Arthur Young, the noted British agriculturalist, and Thomas Jefferson, the prominent member of the new American government, both journeyed to France in the late 18th century and recorded their observations of the conditions in France on the eve of the French Revolution. The first account below is Arthur Young’s observation of conditions in Brittany in the fall of 1788 and along the Marne River in the summer of 1789, while the second is taken from a letter of Thomas Jefferson written while he was in Nice in the spring of 1788. Their views offer a stark contrast of opinion regarding the health and state of the French nation, which was on the verge of great political, economic, and social peril. The French Revolution and Napoleonic eras would consume the energy of the nation and delay the onset of the Industrial Revolution for more than a generation.
Primary Documents Arthur Young
To Combourg. The country has a savage aspect; husbandry not much further advanced, at least in skill, than among the Hurons, which appears incredible amidst inclosures [sic]. The people almost as wild as their country, and their town of Combourg one of the most brutal, filthy places that can be seen; mud houses, no windows, and a pavement so broken as to impede all passengers, but ease none. Yet here is a chateau, and inhabited____
To Montauban. The poor people seem so poor indeed; the children terribly ragged—if possible, worse clad than if with no clothes at all; as to shoes and stockings, they are luxuries. A beautiful girl of six or seven years playing with a stick, and smiling under such a bundle of rags as made my heart ache to see her. They did not beg, and when I gave them anything seemed more surprised than obliged. One third of what I have seen of this province seems uncultivated, and nearly all of it in misery. What have kings, and ministers, and parliaments, and States to answer; for their prejudices, seeing millions of hands that would be industrious idle and starving through the execrable maxims of despotism, or the equally detestable prejudice of a feudal nobility.

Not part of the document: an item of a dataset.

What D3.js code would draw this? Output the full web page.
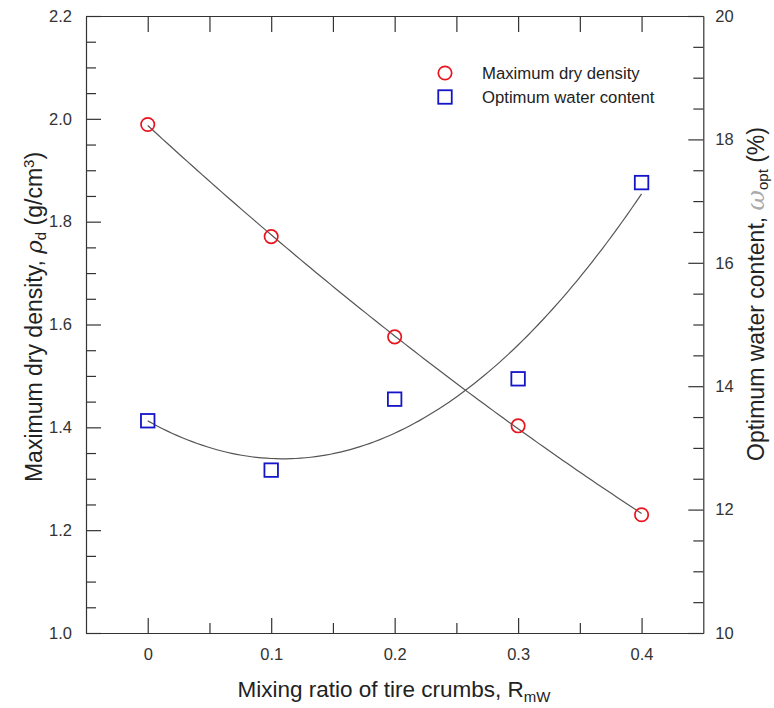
<!DOCTYPE html>
<html>
<head>
<meta charset="utf-8">
<script src="https://cdn.jsdelivr.net/npm/d3@7"></script>
<style>
  html, body { margin: 0; padding: 0; background: #fff; }
  svg { display: block; font-family: "Liberation Sans", Arial, sans-serif; }
</style>
</head>
<body>
<svg id="chart" width="774" height="708"></svg>
<script>
// Mixing ratio of tire crumbs and the compaction results
const ratio = [0, 0.1, 0.2, 0.3, 0.4];
const dryDensity = [1.989, 1.771, 1.576, 1.403, 1.230];     // g/cm3
const waterContent = [13.44, 12.64, 13.79, 14.12, 17.30];   // %

const xTicks = [0, 0.1, 0.2, 0.3, 0.4];
const xMinorTicks = [0.05, 0.15, 0.25, 0.35];
const xTopTicks = [0, 0.05, 0.1, 0.15, 0.2, 0.25, 0.3, 0.35, 0.4];
const densityTicks = [1.0, 1.2, 1.4, 1.6, 1.8, 2.0, 2.2];
const waterTicks = [10, 12, 14, 16, 18, 20];

const legendLabels = ["Maximum dry density", "Optimum water content"];

const svg = d3.select("#chart");
const plotLeft = 86, plotRight = 703.3, plotTop = 16, plotBottom = 633;

const x = d3.scaleLinear().domain([-0.05, 0.45]).range([plotLeft, plotRight]);
const yL = d3.scaleLinear().domain([1.0, 2.2]).range([plotBottom, plotTop]);
const yR = d3.scaleLinear().domain([10, 20]).range([plotBottom, plotTop]);

const axisColor = "#333";
const major = 15, minor = 10;

function styleAxis(g) {
  g.selectAll("path, line").attr("stroke", axisColor).attr("stroke-width", 1.2);
  g.selectAll("text").attr("fill", "#333").style("font-size", "16.5px")
    .style("font-family", "'Liberation Sans', Arial, sans-serif");
}

// bottom axis
svg.append("g").attr("transform", `translate(0,${plotBottom})`)
  .call(d3.axisBottom(x).tickValues(xTicks).tickSize(-major).tickSizeOuter(0).tickPadding(15)
        .tickFormat(d => d === 0 ? "0" : d3.format(".1f")(d)))
  .call(styleAxis);
svg.append("g").attr("transform", `translate(0,${plotBottom})`)
  .call(d3.axisBottom(x).tickValues(xMinorTicks).tickSize(-minor).tickSizeOuter(0).tickFormat(""))
  .call(g => g.select(".domain").remove())
  .call(styleAxis);

// top axis
svg.append("g").attr("transform", `translate(0,${plotTop})`)
  .call(d3.axisTop(x).tickValues(xTopTicks).tickSize(-16).tickSizeOuter(0).tickFormat(""))
  .call(styleAxis);

// left axis: maximum dry density
const yLMinor = d3.range(1.0, 2.2001, 0.05).filter(v => Math.abs(v * 5 - Math.round(v * 5)) > 1e-6);
svg.append("g").attr("transform", `translate(${plotLeft},0)`)
  .call(d3.axisLeft(yL).tickValues(densityTicks).tickSize(-major).tickSizeOuter(0).tickPadding(14)
        .tickFormat(d3.format(".1f")))
  .call(styleAxis);
svg.append("g").attr("transform", `translate(${plotLeft},0)`)
  .call(d3.axisLeft(yL).tickValues(yLMinor).tickSize(-minor).tickSizeOuter(0).tickFormat(""))
  .call(g => g.select(".domain").remove())
  .call(styleAxis);

// right axis: optimum water content
const yRMinor = d3.range(10, 20.001, 0.5).filter(v => Math.abs(v / 2 - Math.round(v / 2)) > 1e-6);
svg.append("g").attr("transform", `translate(${plotRight},0)`)
  .call(d3.axisRight(yR).tickValues(waterTicks).tickSize(-major).tickSizeOuter(0).tickPadding(12))
  .call(styleAxis);
svg.append("g").attr("transform", `translate(${plotRight},0)`)
  .call(d3.axisRight(yR).tickValues(yRMinor).tickSize(-minor).tickSizeOuter(0).tickFormat(""))
  .call(g => g.select(".domain").remove())
  .call(styleAxis);

// axis titles
const xTitle = svg.append("text").attr("x", 394).attr("y", 697)
  .attr("text-anchor", "middle").attr("fill", "#222").style("font-size", "22.5px");
xTitle.append("tspan").text("Mixing ratio of tire crumbs, R");
xTitle.append("tspan").attr("dy", 5).style("font-size", "15px").text("mW");

const yLTitle = svg.append("text")
  .attr("transform", "translate(42,317) rotate(-90)")
  .attr("text-anchor", "middle").attr("fill", "#222").style("font-size", "23px");
yLTitle.append("tspan").text("Maximum dry density, ");
yLTitle.append("tspan").style("font-style", "italic").style("font-family", "'DejaVu Serif', serif").text("ρ");
yLTitle.append("tspan").attr("dy", 4).style("font-size", "15px").text("d");
yLTitle.append("tspan").attr("dy", -4).text(" (g/cm");
yLTitle.append("tspan").attr("dy", -8).style("font-size", "15px").text("3");
yLTitle.append("tspan").attr("dy", 8).text(")");

const yRTitle = svg.append("text")
  .attr("transform", "translate(764,294) rotate(-90)")
  .attr("text-anchor", "middle").attr("fill", "#222").style("font-size", "23px");
yRTitle.append("tspan").text("Optimum water content, ");
yRTitle.append("tspan").attr("fill", "#aaa").style("font-style", "italic").style("font-size", "25px")
  .style("font-family", "'DejaVu Serif', serif").text("ω");
yRTitle.append("tspan").attr("dy", 4).style("font-size", "15px").text("opt");
yRTitle.append("tspan").attr("dy", -4).text(" (%)");

// quadratic least-squares trend through each series
function quadFit(xs, ys) {
  const n = xs.length;
  const S = k => d3.sum(xs, v => Math.pow(v, k));
  const T = k => d3.sum(xs.map((v, i) => Math.pow(v, k) * ys[i]));
  const A = [[n, S(1), S(2)], [S(1), S(2), S(3)], [S(2), S(3), S(4)]];
  const b = [T(0), T(1), T(2)];
  for (let i = 0; i < 3; i++) {
    for (let j = i + 1; j < 3; j++) {
      const f = A[j][i] / A[i][i];
      for (let k = i; k < 3; k++) A[j][k] -= f * A[i][k];
      b[j] -= f * b[i];
    }
  }
  const c = [0, 0, 0];
  for (let i = 2; i >= 0; i--) {
    let s = b[i];
    for (let k = i + 1; k < 3; k++) s -= A[i][k] * c[k];
    c[i] = s / A[i][i];
  }
  return v => c[0] + c[1] * v + c[2] * v * v;
}

const fitD = quadFit(ratio, dryDensity);
const fitW = quadFit(ratio, waterContent);
const xs = d3.range(0, 0.40001, 0.004);

svg.append("path").datum(xs)
  .attr("d", d3.line().x(d => x(d)).y(d => yL(fitD(d))))
  .attr("fill", "none").attr("stroke", "#555").attr("stroke-width", 1.2);
svg.append("path").datum(xs)
  .attr("d", d3.line().x(d => x(d)).y(d => yR(fitW(d))))
  .attr("fill", "none").attr("stroke", "#555").attr("stroke-width", 1.2);

// markers
const red = "#e8141e", blue = "#1414c8";
const side = 13.5;

svg.append("g").selectAll("circle").data(ratio).join("circle")
  .attr("cx", (d, i) => x(d)).attr("cy", (d, i) => yL(dryDensity[i]))
  .attr("r", 6.7).attr("fill", "none").attr("stroke", red).attr("stroke-width", 1.7);

svg.append("g").selectAll("rect").data(ratio).join("rect")
  .attr("x", (d, i) => x(d) - side / 2).attr("y", (d, i) => yR(waterContent[i]) - side / 2)
  .attr("width", side).attr("height", side)
  .attr("fill", "none").attr("stroke", blue).attr("stroke-width", 1.8);

// legend
const lg = svg.append("g");
lg.append("circle").attr("cx", 445).attr("cy", 73).attr("r", 6.7)
  .attr("fill", "none").attr("stroke", red).attr("stroke-width", 1.7);
lg.append("rect").attr("x", 445 - side / 2).attr("y", 97 - side / 2).attr("width", side).attr("height", side)
  .attr("fill", "none").attr("stroke", blue).attr("stroke-width", 1.8);
lg.selectAll("text").data(legendLabels).join("text")
  .attr("x", 482).attr("y", (d, i) => 78.5 + i * 24)
  .attr("fill", "#222").style("font-size", "16.7px").text(d => d);
</script>
</body>
</html>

To Chateau Thiery... I asked for a coffeehouse—not one in the town... and not a newspaper to be seen by a traveler, even in a moment when all ought to be in anxiety What stupidity, poverty, and want of circulation! ... To those who have been used to travel amidst the energetic and rapid circulation of wealth, animation, and intelligence of England, it is not possible to describe in words adequate to one’s feelings the dullness and stupidity of France.
In the great cities I go to see what travelers think alone worthy of being seen; but I make a job of it and generally gulp it all down in a day. On the other hand, I am never satiated with rambling through the fields and farms, examining the culture and cultivators with a degree of curiosity which makes some take me for a fool, and others to be much wiser than I am. I have been pleased to find among the people a less degree of physical misery than I had expected. They are generally well clothed and have a plenty of food—not animal, indeed, but vegetable, which is just as wholesome. Perhaps they are overworked, the excess of the rent required by the landlord obliging them to too many hours of labor in order to produce that and wherewith to feed and clothe themselves. The soil of Burgundy and Champagne I have found more universally good than I had expected; and as I could not help making a comparison with England, I found that comparison more unfavorable to the latter than is generally
Admitted. The soil, the climate, and the productions are superior to those of England, and the husbandry as good except in one point, that of manure____
Source: A. Young, Travels in France during the Years 1787, 1788, 1789 and Works of Jefferson (Ford, ed.), as quoted in Robinson & Beard, Readings in Modern European History, Vol. I (New York: Ginn & Company, 1909), 232-234.